Peran pendidikan dalam membangun kesadaran demokrasi sipil tidak dapat dikesampingkan. Pendidikan yang membebaskan dan kritis dapat melahirkan warga negara yang melek politik dan mampu menjalankan fungsi pengawasan terhadap negara secara bertanggung jawab. Dengan kata lain, pendidikan adalah fondasi dari demokrasi sipil yang sehat.
Transformasi teknologi informasi juga memberikan warna baru dalam praktik demokrasi sipil. Media sosial dan platform digital lainnya telah membuka ruang baru bagi ekspresi warga negara, tetapi sekaligus memunculkan tantangan berupa disinformasi dan polarisasi opini. Oleh karena itu, literasi digital menjadi bagian penting dari pendidikan demokrasi kontemporer.
Di Indonesia, demokrasi sipil mengalami dinamika yang kompleks.
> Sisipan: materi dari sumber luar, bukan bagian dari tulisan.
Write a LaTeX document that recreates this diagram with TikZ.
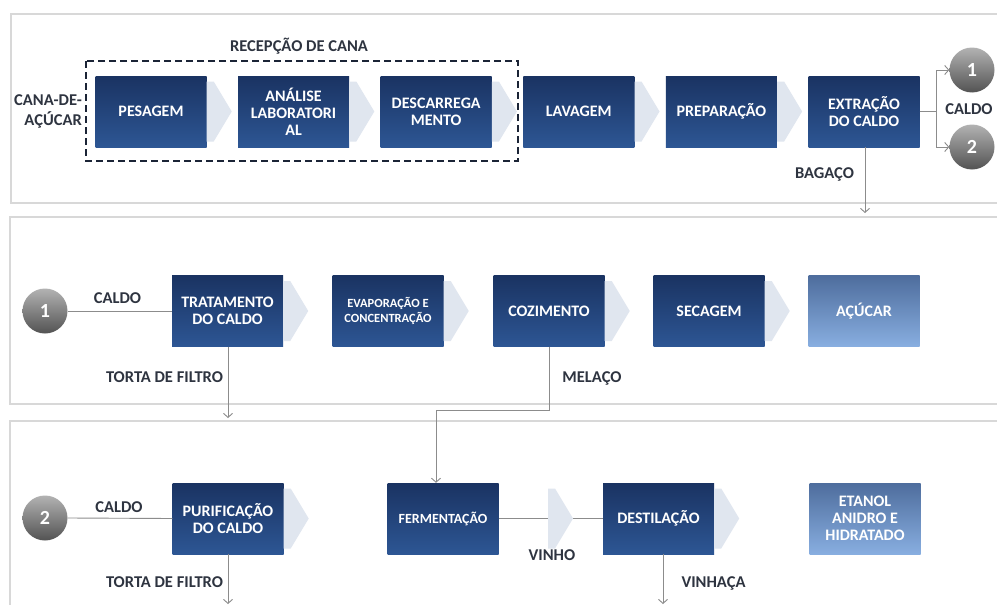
\documentclass[tikz,border=0pt]{standalone}
\usepackage{fontspec}
\setmainfont{Carlito}
\usetikzlibrary{arrows.meta,calc}
\definecolor{boxtop}{HTML}{1A3362}
\definecolor{boxbot}{HTML}{2D5694}
\definecolor{lighttop}{HTML}{4E6D9D}
\definecolor{lightbot}{HTML}{88AEE0}
\definecolor{chev}{HTML}{E0E6EF}
\definecolor{panelc}{HTML}{D8D8D8}
\definecolor{lbl}{HTML}{2E3440}
\definecolor{connc}{HTML}{8C8C8C}
\definecolor{dashc}{HTML}{1B2436}
\tikzset{
 procbox/.style={rectangle, minimum width=111pt, minimum height=71pt, inner sep=2pt,
   top color=boxtop, bottom color=boxbot, text=white,
   font=\bfseries\fontsize{16}{17}\selectfont, align=center},
 prodbox/.style={procbox, top color=lighttop, bottom color=lightbot},
 ballnode/.style={circle, minimum size=45pt, inner sep=0pt, top color=gray!60,
   bottom color=gray!65!black, text=white, font=\bfseries\fontsize{20}{20}\selectfont},
 lab/.style={text=lbl, font=\bfseries\fontsize{16.5}{20}\selectfont, inner sep=0pt, align=center},
 connline/.style={draw=connc, line width=0.9pt},
 arr/.style={connline, -{Straight Barb[length=4pt,width=9pt]}},
 panelbox/.style={draw=panelc, line width=2.5pt},
 chevf/.style={fill=chev},
 dashbox/.style={draw=dashc, line width=2.4pt, dash pattern=on 7pt off 4pt},
}
\newcommand\chevat[1]{\fill[chevf] ($(#1)+(0,-30)$) -- ++(7,0) -- ++(18,30) -- ++(-18,30) -- ++(-7,0) -- cycle;}
\begin{document}
\begin{tikzpicture}[x=1pt,y=-1pt]
\useasboundingbox (0,0) rectangle (997,605);
\fill[white] (0,0) rectangle (997,605);
\begin{scope}
\clip (0,0) rectangle (997,605);
% panels
\draw[panelbox] (11,14) rectangle (1010,203);
\draw[panelbox] (10,217) rectangle (1010,404);
\draw[panelbox] (10,421) rectangle (1010,630);

% ---------- row 1 ----------
\node[procbox] (pes) at (151,111.5) {PESAGEM};
\node[procbox] (ana) at (293.6,111.5) {ANÁLISE\\LABORATORI\\AL};
\node[procbox] (des) at (436.2,111.5) {DESCARREGA\\MENTO};
\node[procbox] (lav) at (578.8,111.5) {LAVAGEM};
\node[procbox] (pre) at (721.4,111.5) {PREPARAÇÃO};
\node[procbox] (ext) at (864,111.5) {EXTRAÇÃO\\DO CALDO};
\chevat{pes.east}\chevat{ana.east}\chevat{des.east}\chevat{lav.east}\chevat{pre.east}
\draw[dashbox] (86,61) rectangle (518,161);
\node[lab] (rec) at (299,46) {RECEPÇÃO DE CANA};
\node[lab, align=right, anchor=east] (cana) at (82,111) {CANA-DE-\\AÇÚCAR};
\node[ballnode] (c1a) at (972,70) {1};
\node[ballnode] (c2a) at (972,147) {2};
\coordinate (split) at (936,111.5);
\draw[connline] (ext.east) -- (split);
\draw[arr] (split) |- (c1a.west);
\draw[arr] (split) |- (c2a.west);
\node[lab] (caldoa) at (969,109) {CALDO};
\coordinate (bagend) at (865,213);
\draw[arr] (ext.south -| bagend) -- (bagend);
\node[lab] (bag) at (824.5,174) {BAGAÇO};

% ---------- row 2 ----------
\node[ballnode] (c1b) at (45,311) {1};
\node[procbox] (tra) at (227.5,311) {TRATAMENTO\\DO CALDO};
\node[procbox, font=\bfseries\fontsize{12.5}{15}\selectfont] (eva) at (388,311) {EVAPORAÇÃO E\\CONCENTRAÇÃO};
\node[procbox] (coz) at (549,311) {COZIMENTO};
\node[procbox] (sec) at (709,311) {SECAGEM};
\node[prodbox] (acu) at (864,311) {AÇÚCAR};
\chevat{tra.east}\chevat{eva.east}\chevat{coz.east}\chevat{sec.east}
\draw[connline] (c1b.east) -- (tra.west);
\node[lab] (caldob) at (117.5,298) {CALDO};
\node[lab] (tortab) at (164.5,377) {TORTA DE FILTRO};
\coordinate (tortend) at (228,418);
\draw[arr] (tra.south -| tortend) -- (tortend);
\node[lab] (mel) at (592,378) {MELAÇO};

% ---------- row 3 ----------
\node[ballnode] (c2b) at (45,518) {2};
\node[procbox] (pur) at (228,518.5) {PURIFICAÇÃO\\DO CALDO};
\node[procbox, font=\bfseries\fontsize{14}{15}\selectfont] (fer) at (443,518.5) {FERMENTAÇÃO};
\node[procbox] (dst) at (658.5,518.5) {DESTILAÇÃO};
\node[prodbox] (eta) at (865,518.5) {ETANOL\\ANIDRO E\\HIDRATADO};
\draw[connline] (c2b.east) -- (pur.west);
\draw[connline] (fer.east) -- (dst.west);
\chevat{pur.east}\chevat{dst.east}
\coordinate (vch) at (548,518.5);
\chevat{vch}
\node[lab] (caldoc) at (119,507) {CALDO};
\node[lab] (tortac) at (164.5,582) {TORTA DE FILTRO};
\node[lab] (vinho) at (552,555) {VINHO};
\node[lab] (vinhaca) at (713.5,583) {VINHAÇA};
\coordinate (purend) at (228,604);
\draw[arr] (pur.south) -- (purend);
\coordinate (vinend) at (663,604);
\draw[arr] (dst.south -| vinend) -- (vinend);
% melaco connector
\coordinate (melturn) at (549,410);
\coordinate (ferin) at (436,410);
\draw[arr] (coz.south) -- (melturn) -- (ferin) -- (fer.north -| ferin);
\end{scope}
\end{tikzpicture}
\end{document}
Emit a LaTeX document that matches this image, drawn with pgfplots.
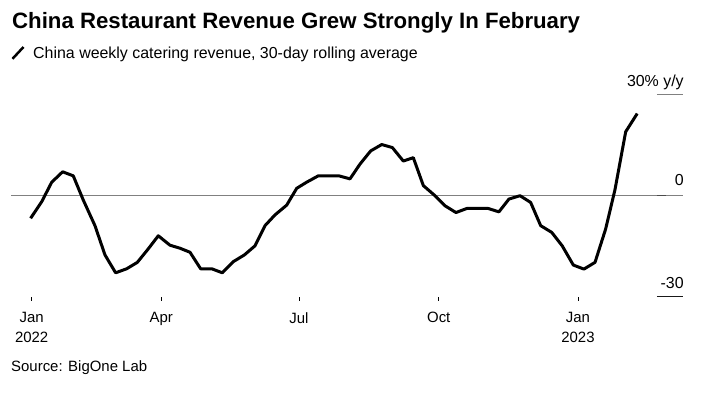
\documentclass[border=0pt]{standalone}
\usepackage{fontspec}
\setmainfont{Liberation Sans}
\usepackage{pgfplots}
\pgfplotsset{compat=1.18}
\begin{document}
\begin{tikzpicture}[x=1bp,y=1bp]
\path[use as bounding box] (0,0) rectangle (706,396);
\node[anchor=base west, font=\bfseries\fontsize{22.3}{26}\selectfont, inner sep=0] at (12,367.7) {China Restaurant Revenue Grew Strongly In February};
\draw[line width=2.5bp] (12.5,337.2) -- (23.5,349.0);
\node[anchor=base west, font=\fontsize{16}{19}\selectfont, inner sep=0] at (33,337.3) {China weekly catering revenue, 30-day rolling average};
\node[anchor=base west, font=\fontsize{15}{18}\selectfont, inner sep=0] at (11,24.3) {Source: BigOne Lab};
\begin{axis}[
  at={(11bp,99.3bp)}, anchor=south west,
  width=672bp, height=202bp, scale only axis,
  xmin=-13.8, xmax=435.2, ymin=-30, ymax=30,
  axis line style={draw=none},
  ytick=\empty,
  xtick={0,86.6,178.6,272,365},
  xticklabels={Jan\\2022, Apr, Jul, Oct, Jan\\2023},
  xticklabel style={align=center, font=\fontsize{15}{20}\selectfont, yshift=-8bp},
  tick align=outside, major tick length=4bp,
  xtick style={draw=black, line width=0.8bp},
  xtick pos=bottom,
  extra y ticks={0}, extra y tick labels={},
  extra y tick style={grid=major, major grid style={gray, line width=1.3bp}, major tick length=0pt},
  clip=false,
]
\addplot[black, line width=3bp, line join=round] coordinates {
(-0.7,-6.7) (6.7,-1.8) (13.4,4.0) (20.7,7.1) (27.8,5.9) (34.5,-1.3) (42.3,-8.9) (49.0,-17.6)
(56.1,-22.9) (63.5,-21.7) (70.6,-19.8) (77.9,-15.8) (84.6,-11.9) (92.4,-14.7) (99.1,-15.6) (105.8,-16.8)
(112.9,-21.7) (120.3,-21.7) (127.4,-22.9) (134.7,-19.6) (142.1,-17.6) (149.2,-14.9) (155.9,-8.9) (162.6,-5.7)
(170.4,-2.8) (177.1,2.2) (183.7,4.0) (191.5,5.9) (198.2,5.9) (205.3,5.9) (212.7,5.0) (219.4,9.4)
(226.5,13.3) (233.9,15.2) (241.0,14.3) (248.3,10.3) (255.0,11.3) (261.7,3.0) (269.5,0.0) (276.2,-3.0)
(283.5,-5.0) (290.7,-3.8) (297.7,-3.8) (305.1,-3.8) (312.2,-4.8) (318.9,-1.0) (326.3,0.0) (333.4,-2.0)
(340.1,-8.9) (347.5,-10.9) (354.5,-14.9) (361.9,-20.6) (369.0,-21.8) (376.4,-19.8) (383.5,-9.9) (389.7,1.7)
(396.9,19.0) (404.6,24.4)
};
\draw[gray, line width=1.3bp] (axis cs:417.8,30) -- (axis cs:435.2,30);
\draw[black!90, line width=1.3bp] (axis cs:417.8,-30) -- (axis cs:435.2,-30);
\draw[black!70, line width=1.3bp] (axis cs:417.8,0) -- (axis cs:423.8,0);
\node[anchor=base east, inner sep=0, font=\fontsize{16}{18}\selectfont] at ([yshift=8bp]axis cs:435.8,30) {30\% y/y};
\node[anchor=base east, inner sep=0, font=\fontsize{16}{18}\selectfont] at ([yshift=10bp]axis cs:435.8,0) {0};
\node[anchor=base east, inner sep=0, font=\fontsize{16}{18}\selectfont] at ([yshift=8bp]axis cs:435.8,-30) {-30};
\end{axis}
\end{tikzpicture}
\end{document}
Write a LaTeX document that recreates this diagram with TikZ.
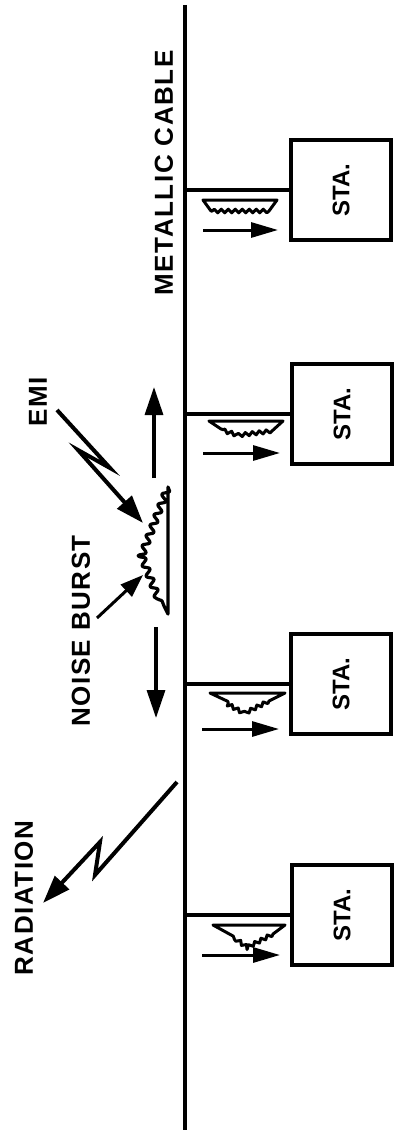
\documentclass[tikz,border=0pt]{standalone}
\usepackage{fontspec}
\setmainfont{Liberation Sans}
\usepackage{graphicx}
\usetikzlibrary{arrows.meta, decorations.pathmorphing}

\begin{document}
\begin{tikzpicture}[
  x=1pt, y=-1pt,
  line width=3.3pt,
  rottext/.style={rotate=90, inner sep=0pt, font=\bfseries\fontsize{26}{26}\selectfont\addfontfeature{LetterSpace=6}},
  stabox/.style={draw, line width=3.3pt, minimum width=100pt, minimum height=100pt, inner sep=0pt, font=\bfseries\fontsize{24}{24}\selectfont},
  sigarrow/.style={line width=3pt, -{Triangle[length=27pt, width=15pt]}},
  prop/.style={line width=3.3pt, -{Triangle[length=28pt, width=18pt]}},
  bolt/.style={line width=4pt, line join=miter, -{Triangle[length=28pt, width=19pt]}},
  echo/.style={line width=3pt, line join=round, decoration={snake, amplitude=1.8pt, segment length=7pt}},
  burst/.style={line width=3.2pt, line join=round, decoration={snake, amplitude=3.2pt, segment length=11pt}}
]
\useasboundingbox (0,0) rectangle (395,1134);

% cable
\coordinate (top) at (185,5);
\coordinate (bot) at (185,1130);
\draw (top) -- (bot);
\node[rottext] (cable) at (164,173) {METALLIC CABLE};

% stations
\node[stabox] (sta1) at (341,190) {\rotatebox{90}{STA.}};
\node[stabox] (sta2) at (342,414) {\rotatebox{90}{STA.}};
\node[stabox] (sta3) at (341,684) {\rotatebox{90}{STA.}};
\node[stabox] (sta4) at (342,915) {\rotatebox{90}{STA.}};

\coordinate (tap1) at (185,190);
\coordinate (tap2) at (185,414);
\coordinate (tap3) at (185,684);
\coordinate (tap4) at (185,915);

\draw (tap1) -- (sta1.west);
\draw (tap2) -- (sta2.west);
\draw (tap3) -- (sta3.west);
\draw (tap4) -- (sta4.west);

% received signals
\begin{scope}[shift={(tap1)}]
  \draw[echo] (18,10) -- (92,10) -- (84,21) decorate{-- (26,21)} -- cycle;
  \draw[sigarrow] (18,40) -- (93,40);
\end{scope}
\begin{scope}[shift={(tap2)}]
  \draw[echo] (24,7) -- (98,7) -- (87,17) decorate{-- (55,21) -- (36,15)} -- cycle;
  \draw[sigarrow] (18,39) -- (95,39);
\end{scope}
\begin{scope}[shift={(tap3)}]
  \draw[echo] (25,9) -- (100,9) -- (84,17) decorate{-- (62,28) -- (42,17)} -- cycle;
  \draw[sigarrow] (17,45) -- (94,45);
\end{scope}
\begin{scope}[shift={(tap4)}]
  \draw[echo] (28,10) -- (100,10) -- (88,19) decorate{-- (63,32) -- (48,21)} -- cycle;
  \draw[sigarrow] (17,40) -- (95,40);
\end{scope}

% noise burst on the cable
\draw[burst] (168,487) decorate{-- (143,552) -- (164,606)} -- (168,614) -- cycle;
\draw[prop] (154,478) -- (154,387);
\draw[prop] (156,627) -- (156,718);

\node[rottext] (noise) at (81,631) {NOISE BURST};
\coordinate (noisetip) at (143,575);
\draw[line width=3pt, -{Triangle[length=23pt, width=16pt]}] (97,618) -- (noisetip);

% EMI
\node[rottext] (emi) at (38,402) {EMI};
\coordinate (emitail) at (57,410);
\coordinate (emitip) at (143,523);
\draw[bolt] (emitail) -- (110,468) -- (78,450) -- (emitip);

% radiation
\node[rottext] (rad) at (24,898) {RADIATION};
\coordinate (radtail) at (177,782);
\coordinate (radtip) at (43,903);
\draw[bolt] (radtail) -- (95,875) -- (100,842) -- (radtip);

\end{tikzpicture}
\end{document}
Reformasi 1998 membuka ruang bagi tumbuhnya masyarakat sipil yang sebelumnya dikekang oleh rezim otoriter. Namun, perkembangan ini tidak serta-merta menghadirkan demokrasi yang matang. Masih terdapat ketimpangan kekuasaan, kooptasi lembaga negara oleh oligarki, serta lemahnya kontrol sosial dari masyarakat.
Dengan demikian, memahami demokrasi sipil berarti memahami keseluruhan ekosistem demokrasi, mulai dari aspek struktural, kultural, hingga partisipatoris. Demokrasi sipil bukan sekadar sistem pemerintahan, melainkan suatu etos kehidupan politik yang mengandaikan partisipasi aktif, kesetaraan hak, dan kesadaran akan tanggung jawab kolektif sebagai warga negara.